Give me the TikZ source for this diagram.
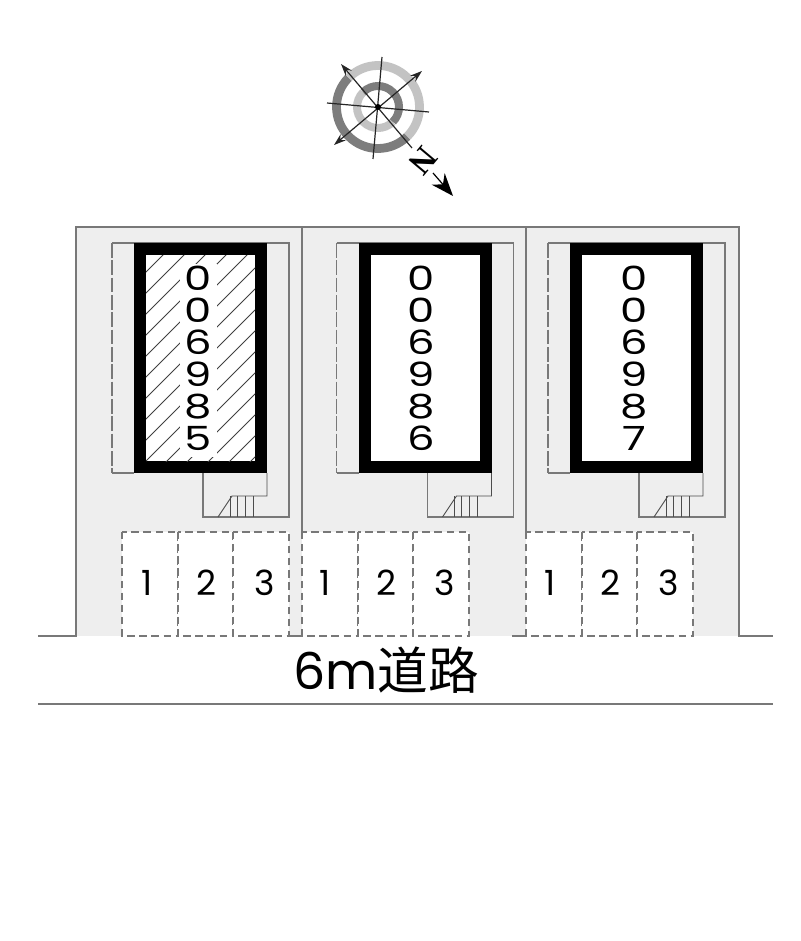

*-*-*

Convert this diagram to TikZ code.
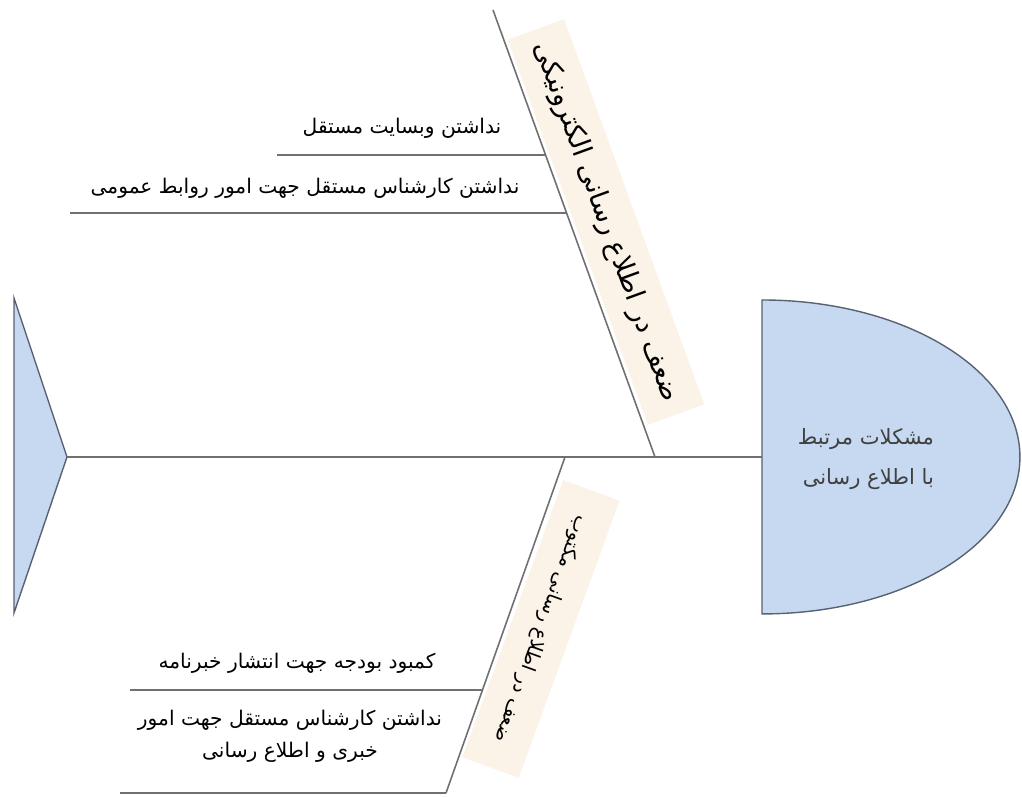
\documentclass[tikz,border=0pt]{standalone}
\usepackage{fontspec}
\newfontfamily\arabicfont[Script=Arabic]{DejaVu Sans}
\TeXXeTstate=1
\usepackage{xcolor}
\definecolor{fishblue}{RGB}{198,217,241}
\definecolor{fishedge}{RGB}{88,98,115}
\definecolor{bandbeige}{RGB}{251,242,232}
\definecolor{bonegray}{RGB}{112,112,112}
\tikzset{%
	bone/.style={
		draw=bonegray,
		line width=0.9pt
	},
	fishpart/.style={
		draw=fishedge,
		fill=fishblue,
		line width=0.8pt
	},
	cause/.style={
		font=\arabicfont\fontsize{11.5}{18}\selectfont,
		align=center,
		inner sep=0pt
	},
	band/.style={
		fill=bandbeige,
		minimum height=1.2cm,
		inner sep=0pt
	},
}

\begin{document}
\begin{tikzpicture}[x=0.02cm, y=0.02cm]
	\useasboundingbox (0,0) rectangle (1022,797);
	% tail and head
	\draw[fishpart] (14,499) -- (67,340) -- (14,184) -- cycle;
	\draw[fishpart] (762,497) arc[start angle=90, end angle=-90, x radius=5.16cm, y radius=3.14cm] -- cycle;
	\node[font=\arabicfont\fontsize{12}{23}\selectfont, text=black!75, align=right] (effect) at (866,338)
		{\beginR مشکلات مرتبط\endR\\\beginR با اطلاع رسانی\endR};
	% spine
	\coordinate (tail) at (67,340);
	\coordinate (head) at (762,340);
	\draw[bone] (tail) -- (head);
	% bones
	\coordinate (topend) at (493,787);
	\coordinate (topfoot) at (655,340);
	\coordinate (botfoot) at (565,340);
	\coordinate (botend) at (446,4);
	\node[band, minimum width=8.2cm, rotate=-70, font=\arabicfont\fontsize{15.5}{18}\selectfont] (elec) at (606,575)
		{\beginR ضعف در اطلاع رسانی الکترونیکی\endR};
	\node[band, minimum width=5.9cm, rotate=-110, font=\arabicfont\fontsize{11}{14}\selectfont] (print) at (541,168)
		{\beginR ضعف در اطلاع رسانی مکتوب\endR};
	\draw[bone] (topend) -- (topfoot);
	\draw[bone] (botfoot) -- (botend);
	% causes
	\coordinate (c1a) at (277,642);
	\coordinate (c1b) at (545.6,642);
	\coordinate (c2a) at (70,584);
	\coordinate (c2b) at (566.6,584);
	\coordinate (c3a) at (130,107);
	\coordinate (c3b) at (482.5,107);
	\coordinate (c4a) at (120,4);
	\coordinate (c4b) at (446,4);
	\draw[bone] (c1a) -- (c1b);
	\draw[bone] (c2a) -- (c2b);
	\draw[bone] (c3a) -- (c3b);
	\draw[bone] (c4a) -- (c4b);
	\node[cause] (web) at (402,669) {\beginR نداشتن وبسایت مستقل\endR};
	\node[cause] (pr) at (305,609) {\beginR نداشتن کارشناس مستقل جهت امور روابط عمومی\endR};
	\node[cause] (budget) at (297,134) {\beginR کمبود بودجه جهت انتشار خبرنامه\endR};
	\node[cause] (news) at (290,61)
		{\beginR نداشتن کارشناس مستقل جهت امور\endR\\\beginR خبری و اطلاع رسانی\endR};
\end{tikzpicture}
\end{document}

*-*-*

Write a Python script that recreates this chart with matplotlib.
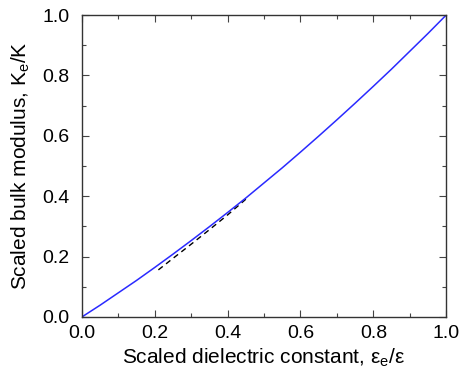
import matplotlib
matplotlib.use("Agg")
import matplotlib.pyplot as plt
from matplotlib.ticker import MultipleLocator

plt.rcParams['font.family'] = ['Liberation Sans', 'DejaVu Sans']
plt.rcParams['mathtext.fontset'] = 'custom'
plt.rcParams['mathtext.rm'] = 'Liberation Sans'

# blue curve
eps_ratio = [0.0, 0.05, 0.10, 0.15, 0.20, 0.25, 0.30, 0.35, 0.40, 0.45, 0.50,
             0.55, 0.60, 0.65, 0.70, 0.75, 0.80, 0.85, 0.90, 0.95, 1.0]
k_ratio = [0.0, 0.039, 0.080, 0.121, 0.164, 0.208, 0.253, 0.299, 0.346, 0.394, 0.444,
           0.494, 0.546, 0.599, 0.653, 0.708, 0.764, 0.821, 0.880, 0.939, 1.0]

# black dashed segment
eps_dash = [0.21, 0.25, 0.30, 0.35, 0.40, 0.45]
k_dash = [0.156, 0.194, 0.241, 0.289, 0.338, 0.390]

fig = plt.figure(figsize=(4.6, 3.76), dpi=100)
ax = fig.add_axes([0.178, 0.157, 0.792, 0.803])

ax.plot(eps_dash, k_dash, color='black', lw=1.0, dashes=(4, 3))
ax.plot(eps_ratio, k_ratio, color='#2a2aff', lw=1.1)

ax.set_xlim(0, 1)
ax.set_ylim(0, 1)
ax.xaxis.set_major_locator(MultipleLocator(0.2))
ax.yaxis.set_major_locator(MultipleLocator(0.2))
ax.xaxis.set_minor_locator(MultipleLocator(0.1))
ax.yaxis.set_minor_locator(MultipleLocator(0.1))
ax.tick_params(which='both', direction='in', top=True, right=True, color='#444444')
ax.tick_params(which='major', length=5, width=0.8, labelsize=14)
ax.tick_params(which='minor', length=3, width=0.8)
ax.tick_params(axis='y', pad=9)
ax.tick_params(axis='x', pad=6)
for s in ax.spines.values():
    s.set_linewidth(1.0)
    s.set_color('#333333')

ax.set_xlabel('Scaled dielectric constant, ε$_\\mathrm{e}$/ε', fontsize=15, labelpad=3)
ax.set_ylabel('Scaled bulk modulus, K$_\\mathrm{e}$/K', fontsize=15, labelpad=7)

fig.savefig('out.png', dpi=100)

*-*-*

_YOUR GOAL_
Give again, exactly as written above, every line from the one holding "Write a Python" to the one holding "plt.rcParams['mathtext.rm'] = 'Liberation", with both ends kept and the pictures left out.

_COMPLETED TASK_
Write a Python script that recreates this chart with matplotlib.
import matplotlib
matplotlib.use("Agg")
import matplotlib.pyplot as plt
from matplotlib.ticker import MultipleLocator

plt.rcParams['font.family'] = ['Liberation Sans', 'DejaVu Sans']
plt.rcParams['mathtext.fontset'] = 'custom'
plt.rcParams['mathtext.rm'] = 'Liberation Sans'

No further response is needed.